1) Making malware code public helps malware programmers (current and aspiring) write better malware programs.
This request is specific to ransomware, not generic malware. Anyone with poor ethics can deploy either, but ransomware has the potential to make an irreversible impact on victims. Yes, malware can reformat a drive and wipe data, but ransomware provides greater motivation to attackers because of the potential for direct profit.
2) Making malware code public helps anti-malware programmers (current and aspiring) write better anti-malware programs.
Anti-malware code is a specialized field, and there are fewer than 50 companies who have much marketshare. Entry into this field is a high bar, requiring the trust of many people. Even then, many of the products are of poor quality, and/or have their own unethical behavior. An aspiring anti-malware author will have much greater difficulty breaking into the field than an ordinary app developer. There isn't much of a market for specialized anti-ransomware.

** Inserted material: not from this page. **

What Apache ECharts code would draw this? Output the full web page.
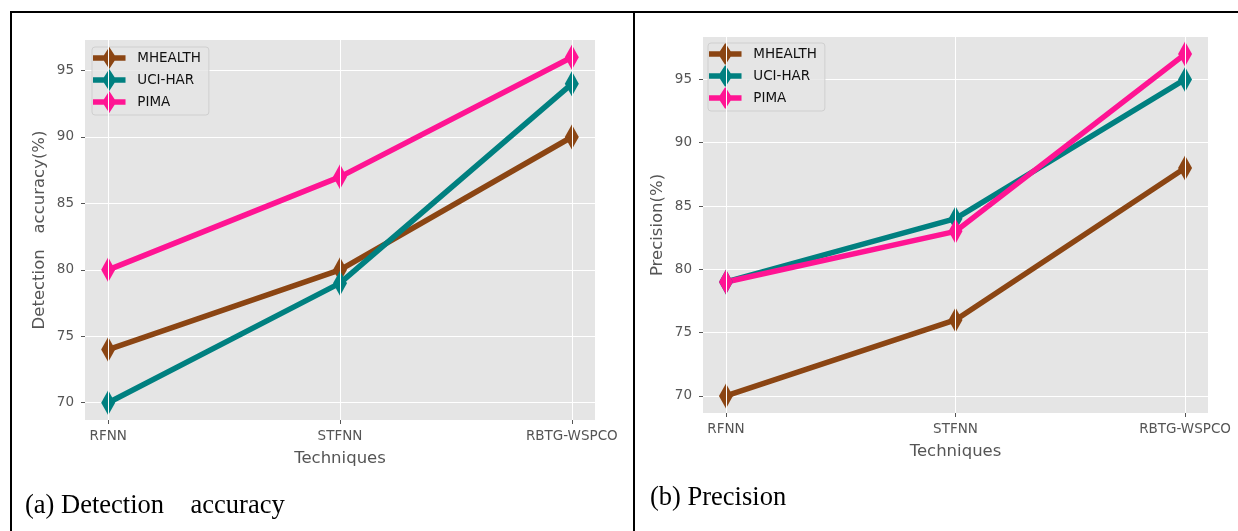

Who benefits more? I honestly don't know. However, my bias is towards openness over secrecy, and I think it needs to demonstrated that the risks of making malware code public outweigh any potential benefits.
Publishing the ransomware code creates very specific risks. If perfectly executed, ransomware results in absolute hijacking of the user's data. But as we know from legions of flawed security software, writing perfect code and implementing cryptographic algorithms perfectly is very difficult. Recent ransomware made the news because it was imperfect, allowing investigators to recover the encrypted data for all clients without paying the extortionists. The fear is that publishing the ransomware code will give a working example of properly executed encryption that researchers can't break.
You also have to consider how anti-malware code typically works. Much of it is still signature based, meaning that a working copy of the code can simply be tweaked or recompiled to evade signature detection, and the recompiled code will remain effective. Source code won't help the anti-malware authors much.
So overall, publishing the code will greatly benefit the attackers, and will be of only marginal benefit to anti-malware authors. It is hoped that anyone in possession of ransomware source code already understands these points, and will not be compelled to release the code for "noble purposes", as there would be virtually no nobility in the gesture.
If you are still interested in how ransomware works, I would recommend "Malicious Cryptography: Exposing Cryptovirology", by Drs. Young and Yung (Wiley, 2004.) This book was one of the first scholarly works on ransomware. You don't need the source code to learn about it.